When William Howard Taft became president, conniving minds hatched a plan to launch a new, Taft themed stuffed animal. Because Taft apparently had a penchant for eating possum, it was decided that the Taft version of the teddy bear would be a stuffed toy possum
Hundreds were made, and a campaign was created to take down the teddy bear, but the stuffed possums were a complete flop. According to Doris Kearns Goodwin’s excellent book “The Bully Pulpit” this was in large part because the stuffed toy looked like a giant rat, and it horrified its intended audience. Still, the whole debacle left us with a legacy of some pretty amazing depictions of President Taft and possums. Some of these toys still exist–they are terrifying.
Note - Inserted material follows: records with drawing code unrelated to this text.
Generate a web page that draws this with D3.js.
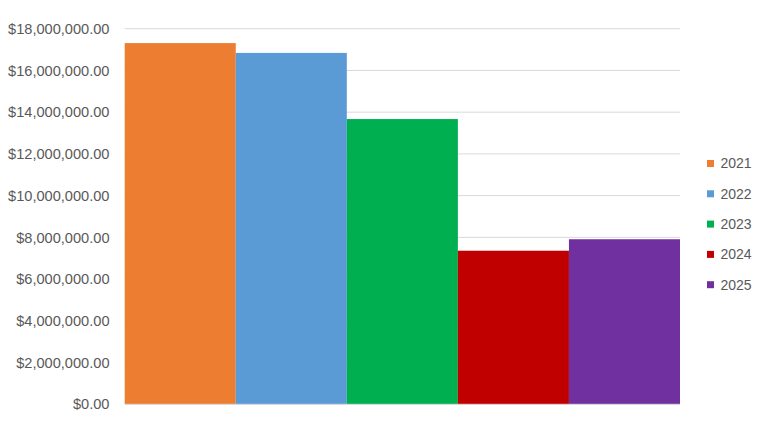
<!DOCTYPE html>
<html><head><meta charset="utf-8">
<script src="https://cdn.jsdelivr.net/npm/d3@7"></script>
<style>body{margin:0;background:#fff}svg{display:block}</style>
</head><body>
<svg id="c" width="768" height="433"></svg>
<script>
const years = ["2021","2022","2023","2024","2025"];
const values = [17310000, 16840000, 13670000, 7360000, 7910000];
const colors = ["#ED7D31","#5B9BD5","#00B050","#C00000","#7030A0"];
const yTicks = [0,2000000,4000000,6000000,8000000,10000000,12000000,14000000,16000000,18000000];

const svg = d3.select("#c");
const m = {left:124.7, right:680, top:28.7, bottom:404.3};
const x = d3.scaleBand().domain(years).range([m.left, m.right]).padding(0);
const y = d3.scaleLinear().domain([0,18000000]).range([m.bottom, m.top]);
const font = "'Liberation Sans', Arial, sans-serif";
const fmt = v => "$" + d3.format(",.2f")(v);

// gridlines
svg.append("g").selectAll("line").data(yTicks.filter(d=>d>0)).join("line")
  .attr("x1", m.left).attr("x2", m.right)
  .attr("y1", d=>y(d)).attr("y2", d=>y(d))
  .attr("stroke","#d9d9d9").attr("stroke-width",1);

// bars
svg.append("g").selectAll("rect").data(years).join("rect")
  .attr("x", d=>x(d)).attr("width", x.bandwidth())
  .attr("y", (d,i)=>y(values[i])).attr("height", (d,i)=>y(0)-y(values[i]))
  .attr("fill", (d,i)=>colors[i]);

// baseline
svg.append("line").attr("x1", m.left).attr("x2", m.right)
  .attr("y1", y(0)).attr("y2", y(0)).attr("stroke","#d9d9d9").attr("stroke-width",1);

// y axis
const yAxis = d3.axisLeft(y).tickValues(yTicks).tickFormat(fmt).tickSize(0).tickPadding(0);
const ga = svg.append("g").attr("transform", `translate(109.5,0)`).call(yAxis);
ga.select(".domain").remove();
ga.selectAll("text").attr("fill","#595959").style("font-family",font).style("font-size","14.6px");

// legend
const lg = svg.append("g").selectAll("g").data(years).join("g")
  .attr("transform", (d,i)=>`translate(707,${163.5 + i*30.3})`);
lg.append("rect").attr("x",0).attr("y",-3.5).attr("width",7).attr("height",7)
  .attr("fill",(d,i)=>colors[i]);
lg.append("text").attr("x",13.5).attr("y",0).attr("dy","0.35em")
  .attr("fill","#595959").style("font-family",font).style("font-size","14px")
  .text(d=>d);
</script>
</body></html>
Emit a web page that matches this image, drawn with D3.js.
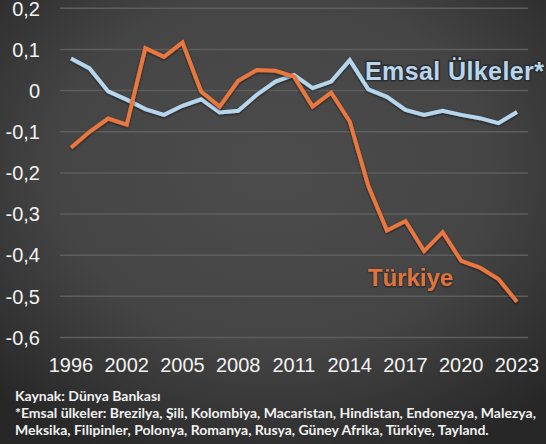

Here at History First we are thinking about instituting a “First Lady Friday” but in the meantime, this Thursday’s trivia features the truly remarkable first lady Lady Bird Johnson.
(Bonus trivia: LBJ’s entire family had the initials LBJ. Their beagles were named Him and Her.)
This trivia comes from the delightful book “Lady Bird and Lyndon” by Betty Boyd Caroli which History First highly, highly recommends. It provides a fresh look at the LBJ presidency, the LBJ/Lady Bird marriage, and Lady Bird herself, who has not received the accolades she deserves.
Today the American public is used to seeing first ladies holding the Bible on Inauguration day. Melania Trump did it, Michelle Obama, Laura Bush, etc., etc., The first woman to do this was none other than Lady Bird Johnson. Before 1964, a Congressional aid had held the Bible. LBJ wanted Lady Bird.
In January 1969, Nixon asked the same of Pat Nixon. And thus a tradition was born.